* _Work instructions_
Starting at the first line of the listing below, repeat each line up to and including the one containing "1.991, 1.931, 1.870];". Leave out pictures.

* _Data segment_
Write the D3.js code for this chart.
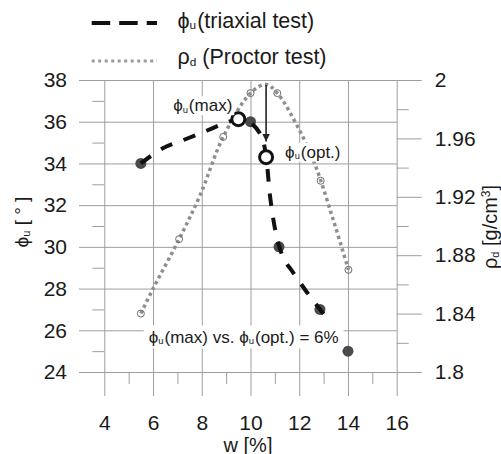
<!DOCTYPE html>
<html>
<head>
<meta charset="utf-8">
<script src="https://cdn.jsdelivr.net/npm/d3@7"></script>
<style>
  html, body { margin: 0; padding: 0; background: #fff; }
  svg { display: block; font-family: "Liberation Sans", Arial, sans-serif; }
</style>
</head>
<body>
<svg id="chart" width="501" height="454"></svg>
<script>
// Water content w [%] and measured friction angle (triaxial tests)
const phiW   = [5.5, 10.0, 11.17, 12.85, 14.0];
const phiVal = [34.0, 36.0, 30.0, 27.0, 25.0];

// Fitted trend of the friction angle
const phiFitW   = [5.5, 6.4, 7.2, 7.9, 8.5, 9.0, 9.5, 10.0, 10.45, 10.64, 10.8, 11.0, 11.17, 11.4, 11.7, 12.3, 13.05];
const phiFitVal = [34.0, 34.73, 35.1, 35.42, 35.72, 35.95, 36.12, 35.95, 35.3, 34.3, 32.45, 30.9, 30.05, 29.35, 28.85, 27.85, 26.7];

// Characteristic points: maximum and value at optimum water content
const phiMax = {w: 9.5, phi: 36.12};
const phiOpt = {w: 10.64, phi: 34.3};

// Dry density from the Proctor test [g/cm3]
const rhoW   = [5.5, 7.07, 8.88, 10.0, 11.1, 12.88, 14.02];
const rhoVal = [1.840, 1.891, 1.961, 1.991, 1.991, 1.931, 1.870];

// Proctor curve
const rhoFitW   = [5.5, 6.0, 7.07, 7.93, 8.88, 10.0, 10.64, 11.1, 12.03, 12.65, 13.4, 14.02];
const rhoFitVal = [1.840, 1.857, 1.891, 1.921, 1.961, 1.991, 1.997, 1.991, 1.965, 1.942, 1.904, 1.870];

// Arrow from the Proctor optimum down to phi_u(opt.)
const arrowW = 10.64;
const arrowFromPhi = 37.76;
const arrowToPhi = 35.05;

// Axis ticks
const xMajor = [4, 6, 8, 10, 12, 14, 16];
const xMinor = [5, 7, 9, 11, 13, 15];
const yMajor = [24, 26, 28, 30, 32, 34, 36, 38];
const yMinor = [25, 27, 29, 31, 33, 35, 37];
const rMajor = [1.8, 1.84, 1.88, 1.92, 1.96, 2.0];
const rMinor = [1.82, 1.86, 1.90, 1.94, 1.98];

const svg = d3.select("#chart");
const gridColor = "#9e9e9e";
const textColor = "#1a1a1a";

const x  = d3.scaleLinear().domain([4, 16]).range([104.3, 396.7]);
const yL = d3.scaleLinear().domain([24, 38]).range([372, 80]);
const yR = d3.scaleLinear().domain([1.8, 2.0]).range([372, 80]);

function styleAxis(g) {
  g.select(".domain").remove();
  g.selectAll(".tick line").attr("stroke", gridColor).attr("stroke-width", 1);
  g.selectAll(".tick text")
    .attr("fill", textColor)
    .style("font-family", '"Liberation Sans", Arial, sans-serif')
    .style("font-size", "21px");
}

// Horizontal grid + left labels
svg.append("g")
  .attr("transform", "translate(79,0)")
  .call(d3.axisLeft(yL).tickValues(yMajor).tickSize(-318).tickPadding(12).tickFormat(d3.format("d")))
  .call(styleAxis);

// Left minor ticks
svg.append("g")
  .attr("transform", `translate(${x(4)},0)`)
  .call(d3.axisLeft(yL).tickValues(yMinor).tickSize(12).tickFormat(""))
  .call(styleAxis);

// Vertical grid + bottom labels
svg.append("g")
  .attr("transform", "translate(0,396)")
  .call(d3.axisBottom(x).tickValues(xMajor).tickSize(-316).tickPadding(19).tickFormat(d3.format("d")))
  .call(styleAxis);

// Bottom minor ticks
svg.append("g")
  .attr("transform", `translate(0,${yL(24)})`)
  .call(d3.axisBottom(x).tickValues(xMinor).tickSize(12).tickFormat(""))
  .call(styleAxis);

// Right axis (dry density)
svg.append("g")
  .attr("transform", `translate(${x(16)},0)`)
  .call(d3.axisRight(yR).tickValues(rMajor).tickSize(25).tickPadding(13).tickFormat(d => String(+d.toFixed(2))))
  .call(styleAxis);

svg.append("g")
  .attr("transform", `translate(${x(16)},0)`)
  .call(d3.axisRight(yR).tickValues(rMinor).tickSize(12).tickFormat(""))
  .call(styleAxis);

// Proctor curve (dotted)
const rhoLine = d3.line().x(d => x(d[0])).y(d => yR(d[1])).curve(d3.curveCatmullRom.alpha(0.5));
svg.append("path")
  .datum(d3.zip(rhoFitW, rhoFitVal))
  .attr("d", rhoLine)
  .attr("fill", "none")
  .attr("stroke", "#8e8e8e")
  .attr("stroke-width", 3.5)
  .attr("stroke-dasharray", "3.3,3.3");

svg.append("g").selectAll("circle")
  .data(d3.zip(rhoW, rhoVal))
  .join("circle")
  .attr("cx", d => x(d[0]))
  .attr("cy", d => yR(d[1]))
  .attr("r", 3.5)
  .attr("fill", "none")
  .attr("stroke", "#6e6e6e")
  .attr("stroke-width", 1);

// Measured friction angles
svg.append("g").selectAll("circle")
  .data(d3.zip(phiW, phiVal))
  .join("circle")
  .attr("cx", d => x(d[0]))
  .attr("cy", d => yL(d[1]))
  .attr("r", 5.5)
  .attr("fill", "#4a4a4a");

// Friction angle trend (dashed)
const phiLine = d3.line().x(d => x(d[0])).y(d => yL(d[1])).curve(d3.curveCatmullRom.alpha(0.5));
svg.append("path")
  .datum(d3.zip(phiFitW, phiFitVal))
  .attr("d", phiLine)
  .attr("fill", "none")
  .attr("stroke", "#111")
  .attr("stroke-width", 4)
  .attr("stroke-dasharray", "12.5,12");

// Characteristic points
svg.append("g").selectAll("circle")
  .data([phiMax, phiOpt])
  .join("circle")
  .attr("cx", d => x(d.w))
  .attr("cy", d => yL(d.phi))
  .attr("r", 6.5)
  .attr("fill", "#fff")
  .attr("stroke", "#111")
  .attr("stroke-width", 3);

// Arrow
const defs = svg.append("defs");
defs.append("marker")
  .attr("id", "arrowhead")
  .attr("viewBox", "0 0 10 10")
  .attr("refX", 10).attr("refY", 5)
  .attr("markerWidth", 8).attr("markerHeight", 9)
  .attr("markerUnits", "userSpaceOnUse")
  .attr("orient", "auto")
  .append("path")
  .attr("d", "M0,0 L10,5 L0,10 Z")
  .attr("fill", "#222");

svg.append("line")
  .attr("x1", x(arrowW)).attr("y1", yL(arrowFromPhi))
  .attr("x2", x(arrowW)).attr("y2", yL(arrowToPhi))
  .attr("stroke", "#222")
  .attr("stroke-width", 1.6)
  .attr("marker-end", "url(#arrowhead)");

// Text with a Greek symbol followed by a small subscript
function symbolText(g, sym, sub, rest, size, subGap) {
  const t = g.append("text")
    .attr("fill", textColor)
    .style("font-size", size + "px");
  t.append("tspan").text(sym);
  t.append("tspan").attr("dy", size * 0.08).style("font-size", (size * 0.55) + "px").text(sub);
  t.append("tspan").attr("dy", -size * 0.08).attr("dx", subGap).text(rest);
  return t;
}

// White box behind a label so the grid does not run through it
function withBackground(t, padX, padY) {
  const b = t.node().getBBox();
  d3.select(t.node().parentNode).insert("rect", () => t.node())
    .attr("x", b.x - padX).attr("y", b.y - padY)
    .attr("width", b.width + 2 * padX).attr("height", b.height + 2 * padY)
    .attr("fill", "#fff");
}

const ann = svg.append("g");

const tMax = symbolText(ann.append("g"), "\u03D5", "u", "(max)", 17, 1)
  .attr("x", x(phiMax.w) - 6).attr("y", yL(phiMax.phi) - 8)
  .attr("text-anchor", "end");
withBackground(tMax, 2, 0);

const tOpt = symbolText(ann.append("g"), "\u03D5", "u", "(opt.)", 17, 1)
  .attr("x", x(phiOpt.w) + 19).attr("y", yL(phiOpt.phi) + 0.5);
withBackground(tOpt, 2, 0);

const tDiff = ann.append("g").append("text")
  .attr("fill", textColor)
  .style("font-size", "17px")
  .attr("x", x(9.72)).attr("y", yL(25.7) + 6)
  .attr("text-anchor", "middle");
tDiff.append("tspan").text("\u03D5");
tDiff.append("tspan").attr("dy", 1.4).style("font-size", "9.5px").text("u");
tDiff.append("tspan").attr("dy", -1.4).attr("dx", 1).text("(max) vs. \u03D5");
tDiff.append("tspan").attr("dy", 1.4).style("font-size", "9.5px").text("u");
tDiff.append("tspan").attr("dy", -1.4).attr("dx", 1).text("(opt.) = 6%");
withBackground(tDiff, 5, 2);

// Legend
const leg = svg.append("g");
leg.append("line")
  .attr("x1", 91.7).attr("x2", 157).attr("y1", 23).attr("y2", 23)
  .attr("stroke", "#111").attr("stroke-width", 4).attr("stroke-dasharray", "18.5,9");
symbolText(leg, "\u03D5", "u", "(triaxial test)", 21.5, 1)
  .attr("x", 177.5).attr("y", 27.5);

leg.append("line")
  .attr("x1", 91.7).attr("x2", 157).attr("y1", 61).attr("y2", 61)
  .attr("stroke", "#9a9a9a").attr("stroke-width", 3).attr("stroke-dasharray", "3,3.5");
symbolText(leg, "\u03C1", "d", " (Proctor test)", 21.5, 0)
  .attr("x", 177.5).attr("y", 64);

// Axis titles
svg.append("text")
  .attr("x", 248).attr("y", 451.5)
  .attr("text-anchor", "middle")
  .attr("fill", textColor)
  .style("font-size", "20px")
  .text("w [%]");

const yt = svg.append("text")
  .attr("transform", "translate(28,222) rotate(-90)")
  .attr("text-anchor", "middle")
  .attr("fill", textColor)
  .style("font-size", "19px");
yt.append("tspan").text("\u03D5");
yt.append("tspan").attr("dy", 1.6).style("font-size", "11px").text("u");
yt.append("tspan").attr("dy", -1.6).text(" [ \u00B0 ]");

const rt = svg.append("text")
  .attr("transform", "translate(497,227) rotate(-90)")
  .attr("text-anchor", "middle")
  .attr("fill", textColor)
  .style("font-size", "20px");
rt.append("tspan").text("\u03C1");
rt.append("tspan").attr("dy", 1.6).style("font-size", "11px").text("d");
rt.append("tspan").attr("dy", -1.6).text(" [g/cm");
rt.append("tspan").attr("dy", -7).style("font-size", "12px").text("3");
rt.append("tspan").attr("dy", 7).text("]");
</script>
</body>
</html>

* _Written response_
Write the D3.js code for this chart.
<!DOCTYPE html>
<html>
<head>
<meta charset="utf-8">
<script src="https://cdn.jsdelivr.net/npm/d3@7"></script>
<style>
  html, body { margin: 0; padding: 0; background: #fff; }
  svg { display: block; font-family: "Liberation Sans", Arial, sans-serif; }
</style>
</head>
<body>
<svg id="chart" width="501" height="454"></svg>
<script>
// Water content w [%] and measured friction angle (triaxial tests)
const phiW   = [5.5, 10.0, 11.17, 12.85, 14.0];
const phiVal = [34.0, 36.0, 30.0, 27.0, 25.0];

// Fitted trend of the friction angle
const phiFitW   = [5.5, 6.4, 7.2, 7.9, 8.5, 9.0, 9.5, 10.0, 10.45, 10.64, 10.8, 11.0, 11.17, 11.4, 11.7, 12.3, 13.05];
const phiFitVal = [34.0, 34.73, 35.1, 35.42, 35.72, 35.95, 36.12, 35.95, 35.3, 34.3, 32.45, 30.9, 30.05, 29.35, 28.85, 27.85, 26.7];

// Characteristic points: maximum and value at optimum water content
const phiMax = {w: 9.5, phi: 36.12};
const phiOpt = {w: 10.64, phi: 34.3};

// Dry density from the Proctor test [g/cm3]
const rhoW   = [5.5, 7.07, 8.88, 10.0, 11.1, 12.88, 14.02];
const rhoVal = [1.840, 1.891, 1.961, 1.991, 1.991, 1.931, 1.870];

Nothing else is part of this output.